## Start ENTRIES SHOWN

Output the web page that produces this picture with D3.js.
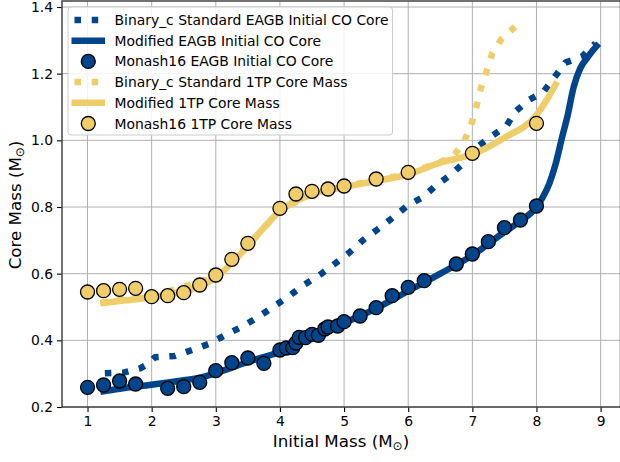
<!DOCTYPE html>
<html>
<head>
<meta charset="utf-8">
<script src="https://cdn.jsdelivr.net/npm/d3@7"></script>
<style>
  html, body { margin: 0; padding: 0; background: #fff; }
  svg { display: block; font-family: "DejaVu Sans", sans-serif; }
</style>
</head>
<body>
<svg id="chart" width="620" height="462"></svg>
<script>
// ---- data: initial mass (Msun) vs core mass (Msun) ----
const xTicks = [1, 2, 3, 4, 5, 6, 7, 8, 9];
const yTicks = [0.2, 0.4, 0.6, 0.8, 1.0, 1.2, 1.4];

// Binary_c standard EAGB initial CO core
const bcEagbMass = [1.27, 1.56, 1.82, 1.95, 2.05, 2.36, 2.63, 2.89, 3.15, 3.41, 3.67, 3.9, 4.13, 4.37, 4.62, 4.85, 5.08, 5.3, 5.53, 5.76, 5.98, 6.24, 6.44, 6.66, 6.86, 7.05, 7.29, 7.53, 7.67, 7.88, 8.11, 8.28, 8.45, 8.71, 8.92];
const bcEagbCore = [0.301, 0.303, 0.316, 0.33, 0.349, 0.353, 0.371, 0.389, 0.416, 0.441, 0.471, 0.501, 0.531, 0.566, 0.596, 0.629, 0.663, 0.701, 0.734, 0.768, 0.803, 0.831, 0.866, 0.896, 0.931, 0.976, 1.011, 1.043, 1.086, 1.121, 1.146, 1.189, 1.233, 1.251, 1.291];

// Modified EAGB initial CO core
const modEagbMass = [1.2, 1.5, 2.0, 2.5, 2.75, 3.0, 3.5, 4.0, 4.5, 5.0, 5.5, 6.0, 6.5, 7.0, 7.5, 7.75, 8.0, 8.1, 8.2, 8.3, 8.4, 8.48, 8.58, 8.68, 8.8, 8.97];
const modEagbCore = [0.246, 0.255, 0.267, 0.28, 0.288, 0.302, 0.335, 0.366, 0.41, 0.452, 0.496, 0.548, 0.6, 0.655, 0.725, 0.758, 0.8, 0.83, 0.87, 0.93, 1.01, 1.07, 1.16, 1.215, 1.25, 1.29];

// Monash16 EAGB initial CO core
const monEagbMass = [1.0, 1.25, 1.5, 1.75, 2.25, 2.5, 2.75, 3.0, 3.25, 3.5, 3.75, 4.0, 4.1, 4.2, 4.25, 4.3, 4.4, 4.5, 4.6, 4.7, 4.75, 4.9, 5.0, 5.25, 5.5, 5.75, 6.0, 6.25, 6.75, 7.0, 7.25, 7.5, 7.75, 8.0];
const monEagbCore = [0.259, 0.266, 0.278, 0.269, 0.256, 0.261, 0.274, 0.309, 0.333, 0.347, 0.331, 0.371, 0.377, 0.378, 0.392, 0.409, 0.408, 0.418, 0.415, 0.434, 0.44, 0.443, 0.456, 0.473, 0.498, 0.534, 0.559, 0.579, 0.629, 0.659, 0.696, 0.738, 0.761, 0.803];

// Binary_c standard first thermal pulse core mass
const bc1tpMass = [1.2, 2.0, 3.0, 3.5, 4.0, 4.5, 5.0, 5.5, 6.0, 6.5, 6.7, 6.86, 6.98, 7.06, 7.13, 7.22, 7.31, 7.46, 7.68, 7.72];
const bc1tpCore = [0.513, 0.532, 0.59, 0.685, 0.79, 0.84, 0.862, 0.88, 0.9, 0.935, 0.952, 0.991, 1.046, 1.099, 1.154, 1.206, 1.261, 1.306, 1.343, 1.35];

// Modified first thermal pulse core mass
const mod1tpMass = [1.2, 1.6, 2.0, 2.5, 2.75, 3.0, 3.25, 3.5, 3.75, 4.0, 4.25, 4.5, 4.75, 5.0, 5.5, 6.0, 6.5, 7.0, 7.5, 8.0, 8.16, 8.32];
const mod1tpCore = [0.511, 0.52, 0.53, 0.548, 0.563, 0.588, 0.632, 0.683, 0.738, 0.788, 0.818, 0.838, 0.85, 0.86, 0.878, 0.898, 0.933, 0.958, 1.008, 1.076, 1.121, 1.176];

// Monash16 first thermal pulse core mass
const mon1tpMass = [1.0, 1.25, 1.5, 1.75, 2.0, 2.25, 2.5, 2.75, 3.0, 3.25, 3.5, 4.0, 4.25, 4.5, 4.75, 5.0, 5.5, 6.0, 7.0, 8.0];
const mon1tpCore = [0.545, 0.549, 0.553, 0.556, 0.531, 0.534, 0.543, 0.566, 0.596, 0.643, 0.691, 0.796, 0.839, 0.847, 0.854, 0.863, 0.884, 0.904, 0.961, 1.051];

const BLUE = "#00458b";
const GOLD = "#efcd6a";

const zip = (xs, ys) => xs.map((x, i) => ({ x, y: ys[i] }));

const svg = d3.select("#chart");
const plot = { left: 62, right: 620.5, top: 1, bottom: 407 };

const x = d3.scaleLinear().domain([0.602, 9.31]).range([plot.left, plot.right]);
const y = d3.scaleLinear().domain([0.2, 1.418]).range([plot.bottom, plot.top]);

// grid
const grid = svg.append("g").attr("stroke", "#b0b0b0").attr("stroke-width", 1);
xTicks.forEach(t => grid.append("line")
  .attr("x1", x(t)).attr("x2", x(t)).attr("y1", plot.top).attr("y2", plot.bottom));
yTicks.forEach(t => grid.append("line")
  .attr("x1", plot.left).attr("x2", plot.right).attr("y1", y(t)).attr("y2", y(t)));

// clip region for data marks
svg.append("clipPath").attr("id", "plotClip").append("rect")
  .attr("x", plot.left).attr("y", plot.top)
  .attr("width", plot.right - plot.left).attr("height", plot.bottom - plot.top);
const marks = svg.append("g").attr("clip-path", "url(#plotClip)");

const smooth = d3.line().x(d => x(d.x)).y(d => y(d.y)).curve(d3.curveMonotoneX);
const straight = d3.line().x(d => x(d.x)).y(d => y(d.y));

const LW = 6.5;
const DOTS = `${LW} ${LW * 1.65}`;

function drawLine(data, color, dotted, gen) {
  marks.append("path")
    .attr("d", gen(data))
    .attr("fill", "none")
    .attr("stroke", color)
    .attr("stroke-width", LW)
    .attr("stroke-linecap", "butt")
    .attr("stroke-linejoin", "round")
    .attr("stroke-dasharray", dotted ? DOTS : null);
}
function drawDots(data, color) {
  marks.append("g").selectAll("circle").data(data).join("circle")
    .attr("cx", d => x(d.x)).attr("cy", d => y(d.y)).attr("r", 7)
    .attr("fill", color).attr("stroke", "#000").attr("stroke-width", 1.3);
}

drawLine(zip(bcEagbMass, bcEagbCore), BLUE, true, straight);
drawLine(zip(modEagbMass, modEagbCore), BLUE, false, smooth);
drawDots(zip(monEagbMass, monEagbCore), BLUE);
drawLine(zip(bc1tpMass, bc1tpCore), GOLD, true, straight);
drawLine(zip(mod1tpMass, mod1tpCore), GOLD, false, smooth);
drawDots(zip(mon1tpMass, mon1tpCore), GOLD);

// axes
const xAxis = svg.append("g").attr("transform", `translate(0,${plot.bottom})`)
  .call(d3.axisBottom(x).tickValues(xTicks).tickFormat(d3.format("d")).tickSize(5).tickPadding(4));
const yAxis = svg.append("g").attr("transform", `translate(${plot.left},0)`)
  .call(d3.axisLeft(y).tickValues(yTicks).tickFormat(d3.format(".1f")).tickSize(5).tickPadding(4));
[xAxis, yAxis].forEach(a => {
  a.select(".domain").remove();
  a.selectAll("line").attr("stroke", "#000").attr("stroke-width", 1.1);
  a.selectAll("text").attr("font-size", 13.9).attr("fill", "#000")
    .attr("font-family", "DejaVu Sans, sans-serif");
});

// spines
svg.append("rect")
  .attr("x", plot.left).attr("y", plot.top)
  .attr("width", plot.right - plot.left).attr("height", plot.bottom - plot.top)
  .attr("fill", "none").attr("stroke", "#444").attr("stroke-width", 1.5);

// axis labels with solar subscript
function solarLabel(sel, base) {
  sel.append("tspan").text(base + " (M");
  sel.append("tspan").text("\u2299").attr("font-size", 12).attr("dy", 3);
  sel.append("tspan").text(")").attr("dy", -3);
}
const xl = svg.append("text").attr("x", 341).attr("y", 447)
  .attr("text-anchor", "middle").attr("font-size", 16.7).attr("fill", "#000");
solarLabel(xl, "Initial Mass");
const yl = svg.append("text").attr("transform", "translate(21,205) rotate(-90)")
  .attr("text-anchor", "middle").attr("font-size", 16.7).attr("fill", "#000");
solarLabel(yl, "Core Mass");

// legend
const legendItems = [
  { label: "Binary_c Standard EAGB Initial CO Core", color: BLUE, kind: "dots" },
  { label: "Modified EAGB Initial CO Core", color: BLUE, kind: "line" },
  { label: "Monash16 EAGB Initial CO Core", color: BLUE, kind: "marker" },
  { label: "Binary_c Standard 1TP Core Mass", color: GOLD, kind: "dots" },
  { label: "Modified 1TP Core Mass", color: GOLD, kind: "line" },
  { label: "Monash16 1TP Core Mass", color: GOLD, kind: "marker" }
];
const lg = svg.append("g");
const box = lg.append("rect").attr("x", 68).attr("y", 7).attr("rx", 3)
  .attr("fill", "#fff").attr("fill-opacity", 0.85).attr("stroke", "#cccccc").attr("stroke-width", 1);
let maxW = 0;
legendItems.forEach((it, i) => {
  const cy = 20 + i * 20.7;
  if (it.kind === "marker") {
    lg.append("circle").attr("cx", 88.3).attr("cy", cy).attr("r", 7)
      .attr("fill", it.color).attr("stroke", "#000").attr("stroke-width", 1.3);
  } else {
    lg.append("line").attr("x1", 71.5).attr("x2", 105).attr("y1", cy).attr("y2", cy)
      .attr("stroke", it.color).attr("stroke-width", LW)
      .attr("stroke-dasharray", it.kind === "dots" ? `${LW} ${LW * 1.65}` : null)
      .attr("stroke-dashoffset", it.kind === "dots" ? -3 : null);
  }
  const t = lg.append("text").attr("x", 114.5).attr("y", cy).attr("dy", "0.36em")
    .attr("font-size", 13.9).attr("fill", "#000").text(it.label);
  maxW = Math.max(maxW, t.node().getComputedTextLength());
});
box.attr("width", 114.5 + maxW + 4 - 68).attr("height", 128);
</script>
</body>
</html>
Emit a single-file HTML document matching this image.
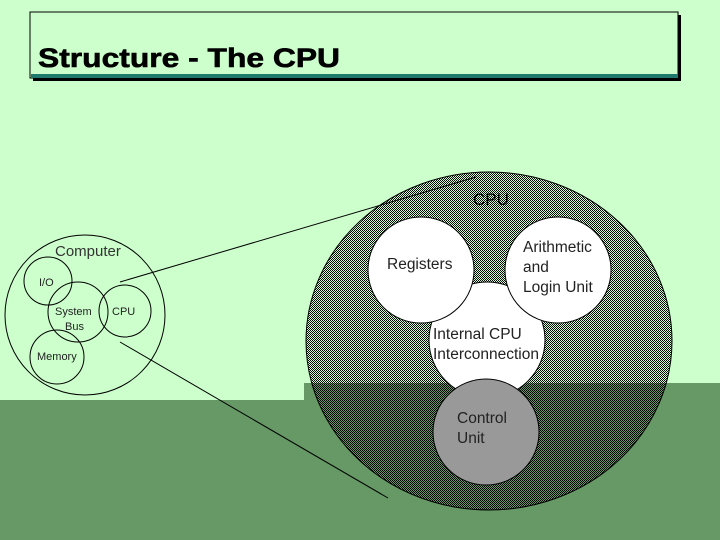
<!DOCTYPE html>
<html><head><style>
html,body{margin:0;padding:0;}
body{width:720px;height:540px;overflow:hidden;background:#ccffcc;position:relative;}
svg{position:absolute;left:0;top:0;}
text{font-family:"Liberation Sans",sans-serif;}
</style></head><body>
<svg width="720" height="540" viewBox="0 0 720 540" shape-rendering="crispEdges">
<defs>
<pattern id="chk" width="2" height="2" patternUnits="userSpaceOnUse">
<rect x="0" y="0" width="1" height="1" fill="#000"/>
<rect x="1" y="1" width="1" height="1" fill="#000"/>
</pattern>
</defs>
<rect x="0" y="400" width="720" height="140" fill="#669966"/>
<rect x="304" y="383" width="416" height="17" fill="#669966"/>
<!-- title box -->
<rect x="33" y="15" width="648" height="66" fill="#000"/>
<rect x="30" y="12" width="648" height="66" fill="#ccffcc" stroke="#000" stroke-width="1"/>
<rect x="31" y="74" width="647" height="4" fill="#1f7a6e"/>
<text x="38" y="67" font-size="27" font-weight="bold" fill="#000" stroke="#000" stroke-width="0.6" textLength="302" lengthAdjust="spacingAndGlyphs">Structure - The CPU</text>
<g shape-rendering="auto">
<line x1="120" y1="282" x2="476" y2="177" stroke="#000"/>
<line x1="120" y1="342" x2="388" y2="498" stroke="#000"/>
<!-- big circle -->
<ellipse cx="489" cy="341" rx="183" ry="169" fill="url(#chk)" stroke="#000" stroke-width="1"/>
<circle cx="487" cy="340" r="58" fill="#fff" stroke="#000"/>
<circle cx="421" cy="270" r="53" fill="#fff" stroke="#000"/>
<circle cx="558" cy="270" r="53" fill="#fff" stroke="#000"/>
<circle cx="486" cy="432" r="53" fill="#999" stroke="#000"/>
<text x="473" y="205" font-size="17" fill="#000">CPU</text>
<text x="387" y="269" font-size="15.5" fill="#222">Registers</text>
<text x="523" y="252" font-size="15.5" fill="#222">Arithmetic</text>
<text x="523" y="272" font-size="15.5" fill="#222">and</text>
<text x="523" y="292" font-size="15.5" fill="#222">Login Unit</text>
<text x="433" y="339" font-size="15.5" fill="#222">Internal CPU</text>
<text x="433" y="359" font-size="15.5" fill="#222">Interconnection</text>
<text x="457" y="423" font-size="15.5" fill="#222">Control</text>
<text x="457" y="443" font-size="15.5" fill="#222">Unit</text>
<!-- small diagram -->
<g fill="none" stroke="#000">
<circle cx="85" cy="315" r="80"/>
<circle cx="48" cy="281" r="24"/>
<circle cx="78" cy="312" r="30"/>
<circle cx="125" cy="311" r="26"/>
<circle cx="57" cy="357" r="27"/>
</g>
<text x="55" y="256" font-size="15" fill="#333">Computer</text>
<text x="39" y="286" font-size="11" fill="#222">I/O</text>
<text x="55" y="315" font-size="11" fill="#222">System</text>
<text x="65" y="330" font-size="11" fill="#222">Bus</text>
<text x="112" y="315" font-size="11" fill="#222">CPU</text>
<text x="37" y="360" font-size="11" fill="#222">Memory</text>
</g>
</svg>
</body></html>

## End ENTRIES SHOWN

■ **SET TASK**
Give again, please, precisely the lines that begin the records and run through the line with "1.215, 1.25, 1.29];" in it, keeping both end lines and dropping any pictures.

■ **PROBLEM SOLUTION**
Output the web page that produces this picture with D3.js.
<!DOCTYPE html>
<html>
<head>
<meta charset="utf-8">
<script src="https://cdn.jsdelivr.net/npm/d3@7"></script>
<style>
  html, body { margin: 0; padding: 0; background: #fff; }
  svg { display: block; font-family: "DejaVu Sans", sans-serif; }
</style>
</head>
<body>
<svg id="chart" width="620" height="462"></svg>
<script>
// ---- data: initial mass (Msun) vs core mass (Msun) ----
const xTicks = [1, 2, 3, 4, 5, 6, 7, 8, 9];
const yTicks = [0.2, 0.4, 0.6, 0.8, 1.0, 1.2, 1.4];

// Binary_c standard EAGB initial CO core
const bcEagbMass = [1.27, 1.56, 1.82, 1.95, 2.05, 2.36, 2.63, 2.89, 3.15, 3.41, 3.67, 3.9, 4.13, 4.37, 4.62, 4.85, 5.08, 5.3, 5.53, 5.76, 5.98, 6.24, 6.44, 6.66, 6.86, 7.05, 7.29, 7.53, 7.67, 7.88, 8.11, 8.28, 8.45, 8.71, 8.92];
const bcEagbCore = [0.301, 0.303, 0.316, 0.33, 0.349, 0.353, 0.371, 0.389, 0.416, 0.441, 0.471, 0.501, 0.531, 0.566, 0.596, 0.629, 0.663, 0.701, 0.734, 0.768, 0.803, 0.831, 0.866, 0.896, 0.931, 0.976, 1.011, 1.043, 1.086, 1.121, 1.146, 1.189, 1.233, 1.251, 1.291];

// Modified EAGB initial CO core
const modEagbMass = [1.2, 1.5, 2.0, 2.5, 2.75, 3.0, 3.5, 4.0, 4.5, 5.0, 5.5, 6.0, 6.5, 7.0, 7.5, 7.75, 8.0, 8.1, 8.2, 8.3, 8.4, 8.48, 8.58, 8.68, 8.8, 8.97];
const modEagbCore = [0.246, 0.255, 0.267, 0.28, 0.288, 0.302, 0.335, 0.366, 0.41, 0.452, 0.496, 0.548, 0.6, 0.655, 0.725, 0.758, 0.8, 0.83, 0.87, 0.93, 1.01, 1.07, 1.16, 1.215, 1.25, 1.29];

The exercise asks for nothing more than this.